PWC Traces Its Roots
Recently, we prepared a brief history of Perry Wellness Center and included a photograph of its original site (see above). Following is the article, which we will be sharing with local media outlets and others.
The roots of the thriving recovery program operated by Perry Wellness Center were first planted over a decade ago. Rather than the sprawling, landscaped campus that is the site of the center today, the initial program was housed in more modest surroundings. But from these small beginnings grew the large program that serves as a state and national model today.
The program began in 1999, after Stuart Perry returned from his Journey for Life walk from Americus to Chicago, where he was a guest at the annual meeting of the National Mental Health Association (now known as Mental Health America.) Perry traveled extensively around the country after this event and became a leading advocate for mental illness awareness.
During his travels, Perry realized that he missed his family, including wife Pam and daughter Amanda, too much to continue on the road. He turned his attention from national advocacy efforts to the needs in his home county and southwest Georgia. Perry continued his consultation with Middle Flint Behavioral HealthCare, the area's comprehensive mental health, developmental disability, and addictive disease program. He also worked with the state Mental Health Association, Middle Flint, and others in the development of the first completely peer-run mental health treatment program in the state, and one of the few in the nation.
The pioneer program was first known as the Tom Perry Peer Center, named after founder Stuart Perry's father. The small building which housed the program was located on a tank site for the Perry Brothers Oil Company on the outskirts of Americus. The location on Highway 280 West (Plains Highway) served only five peers when it began.
Over the years, the program grew and went through changes in ownership and management. To provide more direct leadership of the program, Perry developed the non-profit organization which purchased the program and renamed it the Perry Wellness Center.
While the program always had a focus on the ability for individuals to recover from the challenges of mental illness, it developed a greater focus upon wellness and expanded its membership to include peers with substance abuse problems as well.
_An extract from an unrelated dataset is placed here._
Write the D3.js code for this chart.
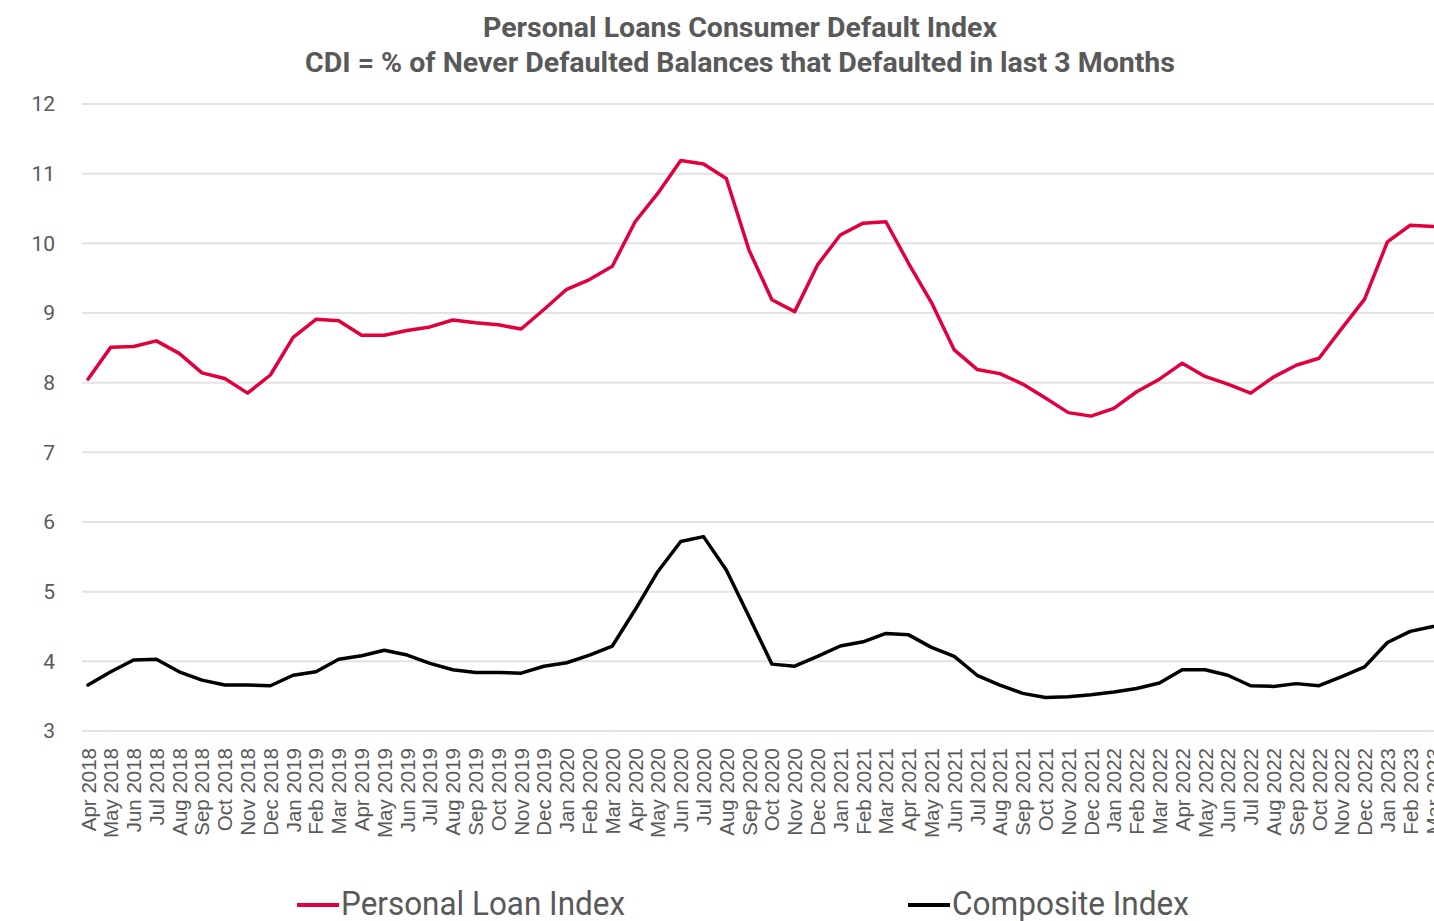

After the tornado of 2007, Perry Wellness Center relocated to its current location on Furlow Street. The site provided greater potential for expansion as well as a prime in-town location. Soon after the move, Perry began to act on his dream of having extensive gardens and a produce market at the center.
Today, Perry Wellness Center provides services to 64 peers from eight southwest Georgia counties. The bustling center provides daily therapeutic and support services, including group training and discussions, exercise and recreational activities, two meals per day, and job training in the academic classrooms. The thriving market, Rudy's Happy Patch, has become a reality, and park areas, greenhouses, and gardens dot the colorful and expansive campus. Visitors flock to the market, which serves as a strategic outreach of the program. Market patrons rub shoulders with helpful peer staff and volunteers, learning a lesson in the basic humanity of those affected by mental illness and related problems.
Perry sees even greater growth for the program and frequently receives requests for information from other peer centers around the country. By responding to such requests, he hopes that his national advocacy work continues, even as he continues to make a difference in the area he calls home.